Robby O’Daniel
Chief Copy Editor

It started when cavemen somewhere in the middle of what is now rural Kansas, a long time ago, started hitting each other in the head with clubs. It signified an ancient, yet beloved, custom of communication.
Then one of the cavemen — we’ll call him Frank — started using the charred remains of human skulls to carve out crude images in the walls of the caves.
After he accomplished this astounding feat — which was always overshadowed by the more-popular wheel invention — the cavemen were conducting business meetings in formal wear and talking about “synergy” within days. The new technology of skull images had changed all their lives for the better.
This brings me to the relatively new invention of the video chat Web site Chatroulette.
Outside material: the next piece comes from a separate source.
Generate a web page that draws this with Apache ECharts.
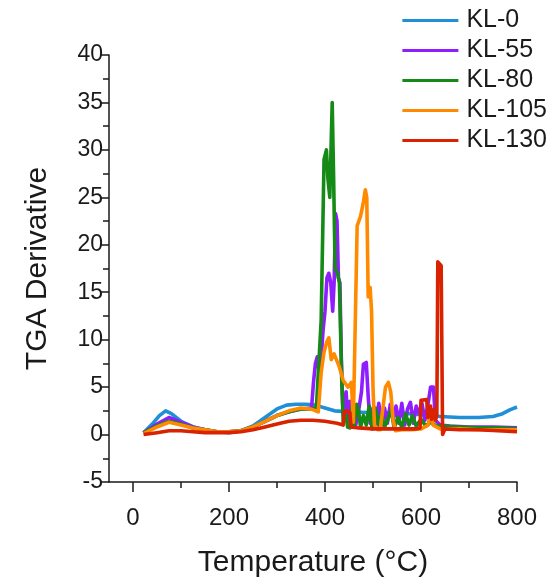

Again, like the images on the cave, Chatroulette has always been and will always be overshadowed by its more-popular cousin Russian Roulette. But more people should really talk about this amazing invention that has brought together so many over its short life span.
It’s been popular ever since, like, the late ‘80s to say that the Internet is bringing the world closer together. And in a way, this is true because the Internet allows for people who lack social skills to not cry themselves to sleep every night and instead, slowly but surely become functioning members of society that will vote Republican and go to church three days a week.
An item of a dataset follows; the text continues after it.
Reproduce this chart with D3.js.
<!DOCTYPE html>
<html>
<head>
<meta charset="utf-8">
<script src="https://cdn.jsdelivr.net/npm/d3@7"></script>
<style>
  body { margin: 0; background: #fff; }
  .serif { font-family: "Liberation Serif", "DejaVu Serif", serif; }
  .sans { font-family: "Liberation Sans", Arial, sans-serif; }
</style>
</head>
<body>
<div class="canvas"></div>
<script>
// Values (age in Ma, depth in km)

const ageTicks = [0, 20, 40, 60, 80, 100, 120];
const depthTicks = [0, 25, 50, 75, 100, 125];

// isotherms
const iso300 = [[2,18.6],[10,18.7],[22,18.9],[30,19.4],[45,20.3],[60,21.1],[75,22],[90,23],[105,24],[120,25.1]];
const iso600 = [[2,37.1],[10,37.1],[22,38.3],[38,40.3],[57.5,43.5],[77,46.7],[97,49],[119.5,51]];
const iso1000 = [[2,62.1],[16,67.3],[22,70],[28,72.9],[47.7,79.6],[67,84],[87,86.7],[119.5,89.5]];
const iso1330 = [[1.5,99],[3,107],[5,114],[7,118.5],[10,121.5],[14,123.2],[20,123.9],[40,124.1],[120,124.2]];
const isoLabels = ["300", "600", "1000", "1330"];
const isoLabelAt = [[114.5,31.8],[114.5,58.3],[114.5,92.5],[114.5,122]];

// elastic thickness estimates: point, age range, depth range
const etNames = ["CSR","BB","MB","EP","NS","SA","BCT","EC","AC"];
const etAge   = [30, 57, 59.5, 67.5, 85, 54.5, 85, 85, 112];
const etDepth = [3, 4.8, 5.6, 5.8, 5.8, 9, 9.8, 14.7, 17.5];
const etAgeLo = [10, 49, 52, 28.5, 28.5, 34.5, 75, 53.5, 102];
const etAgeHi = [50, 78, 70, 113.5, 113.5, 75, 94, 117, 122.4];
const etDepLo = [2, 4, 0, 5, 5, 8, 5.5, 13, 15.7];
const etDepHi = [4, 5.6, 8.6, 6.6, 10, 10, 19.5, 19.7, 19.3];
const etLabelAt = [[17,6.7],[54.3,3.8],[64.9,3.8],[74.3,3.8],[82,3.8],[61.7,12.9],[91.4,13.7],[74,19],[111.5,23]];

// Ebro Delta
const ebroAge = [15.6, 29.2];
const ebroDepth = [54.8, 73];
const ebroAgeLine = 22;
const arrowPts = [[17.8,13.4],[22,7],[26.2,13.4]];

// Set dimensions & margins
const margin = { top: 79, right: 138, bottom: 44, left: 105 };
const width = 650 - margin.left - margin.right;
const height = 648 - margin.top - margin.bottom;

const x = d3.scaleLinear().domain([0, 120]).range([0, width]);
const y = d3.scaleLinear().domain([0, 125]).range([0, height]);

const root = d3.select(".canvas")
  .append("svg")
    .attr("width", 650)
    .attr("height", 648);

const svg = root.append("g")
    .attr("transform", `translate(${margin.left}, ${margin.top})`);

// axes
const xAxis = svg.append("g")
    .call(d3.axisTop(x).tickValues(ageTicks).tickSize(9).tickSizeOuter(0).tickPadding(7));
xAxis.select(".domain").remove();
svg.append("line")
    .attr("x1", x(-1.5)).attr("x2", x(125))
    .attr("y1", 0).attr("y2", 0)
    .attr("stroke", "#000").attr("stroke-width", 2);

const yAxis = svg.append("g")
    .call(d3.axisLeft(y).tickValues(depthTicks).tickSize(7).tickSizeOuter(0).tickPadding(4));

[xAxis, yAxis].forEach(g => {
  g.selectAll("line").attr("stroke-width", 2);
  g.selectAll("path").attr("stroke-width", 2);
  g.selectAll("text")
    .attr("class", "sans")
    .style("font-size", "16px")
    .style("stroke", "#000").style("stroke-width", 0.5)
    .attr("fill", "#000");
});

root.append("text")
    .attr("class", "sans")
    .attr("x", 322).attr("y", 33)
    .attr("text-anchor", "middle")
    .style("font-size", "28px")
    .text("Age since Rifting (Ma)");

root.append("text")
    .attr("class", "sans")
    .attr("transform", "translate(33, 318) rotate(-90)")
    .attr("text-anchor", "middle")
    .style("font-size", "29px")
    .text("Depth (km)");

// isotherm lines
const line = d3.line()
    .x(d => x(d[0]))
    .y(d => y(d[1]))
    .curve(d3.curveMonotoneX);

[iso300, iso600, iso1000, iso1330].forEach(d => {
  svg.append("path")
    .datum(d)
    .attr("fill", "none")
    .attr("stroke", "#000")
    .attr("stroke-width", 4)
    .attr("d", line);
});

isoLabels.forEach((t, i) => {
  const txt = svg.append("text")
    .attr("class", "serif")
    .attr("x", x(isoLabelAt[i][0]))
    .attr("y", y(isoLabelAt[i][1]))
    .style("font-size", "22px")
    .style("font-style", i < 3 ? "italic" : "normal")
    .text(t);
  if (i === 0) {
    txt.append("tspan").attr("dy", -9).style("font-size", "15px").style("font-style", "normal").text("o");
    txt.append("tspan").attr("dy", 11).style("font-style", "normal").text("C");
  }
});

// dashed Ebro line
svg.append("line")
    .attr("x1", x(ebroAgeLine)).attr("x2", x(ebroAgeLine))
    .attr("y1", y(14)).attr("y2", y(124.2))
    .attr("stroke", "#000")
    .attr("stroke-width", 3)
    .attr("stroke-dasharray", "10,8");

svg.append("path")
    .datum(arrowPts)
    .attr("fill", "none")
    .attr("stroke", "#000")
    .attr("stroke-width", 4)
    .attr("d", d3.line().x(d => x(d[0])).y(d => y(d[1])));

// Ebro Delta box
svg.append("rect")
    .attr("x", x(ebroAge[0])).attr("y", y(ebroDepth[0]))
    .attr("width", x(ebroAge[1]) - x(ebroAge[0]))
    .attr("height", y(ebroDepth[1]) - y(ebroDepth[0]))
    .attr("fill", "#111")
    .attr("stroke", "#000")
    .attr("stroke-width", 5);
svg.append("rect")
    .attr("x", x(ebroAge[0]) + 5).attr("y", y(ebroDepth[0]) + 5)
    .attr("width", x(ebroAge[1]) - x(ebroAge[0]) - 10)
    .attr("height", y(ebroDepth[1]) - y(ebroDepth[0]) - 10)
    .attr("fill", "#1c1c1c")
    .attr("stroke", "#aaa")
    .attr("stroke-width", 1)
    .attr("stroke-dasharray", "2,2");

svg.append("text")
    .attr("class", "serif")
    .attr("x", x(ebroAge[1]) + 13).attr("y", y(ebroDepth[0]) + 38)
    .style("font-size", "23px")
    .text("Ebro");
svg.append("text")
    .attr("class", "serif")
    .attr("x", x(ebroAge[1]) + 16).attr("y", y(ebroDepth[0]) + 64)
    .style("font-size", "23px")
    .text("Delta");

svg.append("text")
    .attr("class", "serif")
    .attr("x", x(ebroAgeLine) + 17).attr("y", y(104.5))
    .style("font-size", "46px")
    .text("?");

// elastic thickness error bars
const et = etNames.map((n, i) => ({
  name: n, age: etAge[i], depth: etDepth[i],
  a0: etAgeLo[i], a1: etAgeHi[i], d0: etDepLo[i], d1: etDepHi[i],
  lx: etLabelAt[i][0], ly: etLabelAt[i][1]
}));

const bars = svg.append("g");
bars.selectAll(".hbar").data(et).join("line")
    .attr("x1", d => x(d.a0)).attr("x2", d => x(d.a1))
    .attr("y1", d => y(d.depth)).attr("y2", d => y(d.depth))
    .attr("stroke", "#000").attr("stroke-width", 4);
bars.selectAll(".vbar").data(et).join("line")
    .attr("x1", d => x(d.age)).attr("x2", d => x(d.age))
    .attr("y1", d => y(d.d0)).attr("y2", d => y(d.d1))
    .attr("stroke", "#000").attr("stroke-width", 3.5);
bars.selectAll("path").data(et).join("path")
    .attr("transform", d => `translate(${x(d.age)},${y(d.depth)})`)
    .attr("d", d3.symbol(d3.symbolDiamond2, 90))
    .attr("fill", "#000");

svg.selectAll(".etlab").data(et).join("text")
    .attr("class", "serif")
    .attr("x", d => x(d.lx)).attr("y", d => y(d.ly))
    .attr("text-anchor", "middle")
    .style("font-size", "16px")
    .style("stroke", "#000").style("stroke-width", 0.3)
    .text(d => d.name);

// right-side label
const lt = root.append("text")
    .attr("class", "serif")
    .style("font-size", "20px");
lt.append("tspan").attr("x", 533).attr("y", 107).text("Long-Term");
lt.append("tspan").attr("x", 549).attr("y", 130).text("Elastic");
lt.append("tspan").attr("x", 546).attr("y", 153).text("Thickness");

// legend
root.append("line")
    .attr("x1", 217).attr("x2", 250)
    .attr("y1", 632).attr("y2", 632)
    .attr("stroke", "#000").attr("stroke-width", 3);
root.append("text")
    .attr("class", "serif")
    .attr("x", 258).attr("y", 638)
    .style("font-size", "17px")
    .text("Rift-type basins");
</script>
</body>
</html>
But Chatroulette goes so much farther than this. With its wondrous magic, it allows for users to spin the wheel and link up with anonymous — and always innocuous — random strangers. What on earth could one possibly do that could be more entertaining, informative or inspiring to the human spirit on a Friday night or a Saturday night than get on Chatroulette and chat with 50-year-old men, without their shirts on, for upwards of 10 hours?
It brings tears to one’s eyes to think that it’s not just “Dateline NBC” and Chris Hansen that can bring together groups of people and support them without judgment. It’s amazing that no one has taken advantage of the Chatroulette technology for their own personal or selfish pleasure. What great people everyone are!
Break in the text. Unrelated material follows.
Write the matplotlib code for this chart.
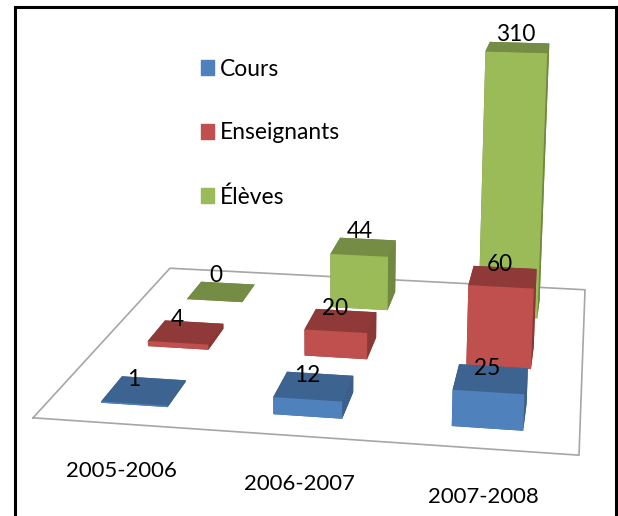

While Chatroulette has a language barrier, with many people frequently saying words like “Englese?” and “Que?” it shows the triumph of the human spirit that we can work past this visually by communicating ideas over video. All these ideas, of course, are socially acceptable and never perverted Lifetime movie-of-the-week material.
And it’s encouraging when one occasionally sees a child on Chatroulette, knowing that parents are so, so committed to protecting their children from online predators that they will allow them to go on a service where every fifth connection is a shot of a person but not of their face, per se.
There are so many things right about Chatroulette that America and, yes, the entire globe is fully and 100 percent in support of the marvelous invention. Like the radio, the television and the eight-track player before it, Chatroulette is poised to not only change the way we communicate but also take over the globe. There is no possible way that Chatroulette will simply become a passing fad in the annuls of history, with its own segment on VH1’s “I Love the ‘10s” in 2020. Chatroulette has so much more depth and importance than that.
Please, if you have any hope for this future or any possible alternate futures that involve Batman being the bad guy and The Joker being a crime-fighting vigilante, go onto Chatroulette and participate in what is sweeping the nation, a force of love and peace that will usher in the next generation of worthwhile individuals. God bless Chatroulette.